‘Why Big Oil is panicking over accountability’
David Bookbinder at The Hill
Consumers “shouldn’t have to pay twice for the damage done by multinational oil and gas companies — once through the harm their products cause to our health and our planet, and again when those same companies use lawsuits filed by local communities as an excuse to hike prices,” says David Bookbinder. The “oil and gas industry doesn’t like anyone saying plainly that their product causes harm — that they have built a business model on avoiding accountability.”
‘The illusion of Western peacemaking’
Puhiza Shemsedini at Al Jazeera
It is “hard to understand how one can tell a group of young women whose family members were displaced, raped, tortured, or killed during the war that the problem has to be separated from the people,” says Puhiza Shemsedini. It is “easy for foreign facilitators to do so because at the end of a peacemaking workshop, they would take a cab to the airport, fly home and leave behind the survivors still struggling with a transition from war to peace.”

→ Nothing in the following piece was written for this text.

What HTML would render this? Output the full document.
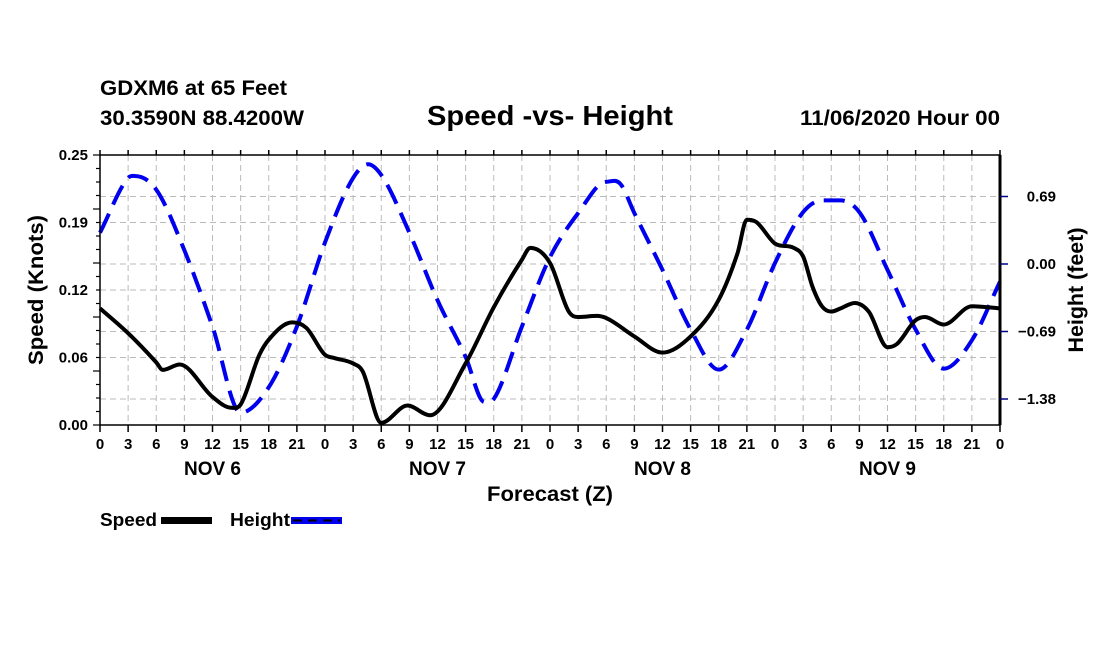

‘Why the shadowy money side of cryptocurrency appeals so much to Trump’
Philip Bump at MS NOW
Under this “White House, crypto is to income generation what the presidential pardon power is to justice, something bounded almost exclusively by lines that President Trump himself draws,” says Philip Bump. It’s “unsurprising that the two have been so often intertwined.” There’s a “lot of money to be made in the hustle-friendly cryptocurrency world,” and the “boundaries of the law have never really served as red lines for the creators of Trump University, the Trump Foundation and the Trump Organization.”
‘On Israel, Trump should echo Reagan’
Anik Joshi at The American Conservative
President Donald Trump has to “stand up to the Israeli government,” and he “should take a lesson on how to do so from none other than President Ronald Reagan.” There was a “time when he held a firm line against the Israeli government,” and there are “lessons aplenty here for the current administration.” It is “unlikely there will be appreciation in all quarters for this, but ultimately these decisions are to be made by the superior partner in the relationship.”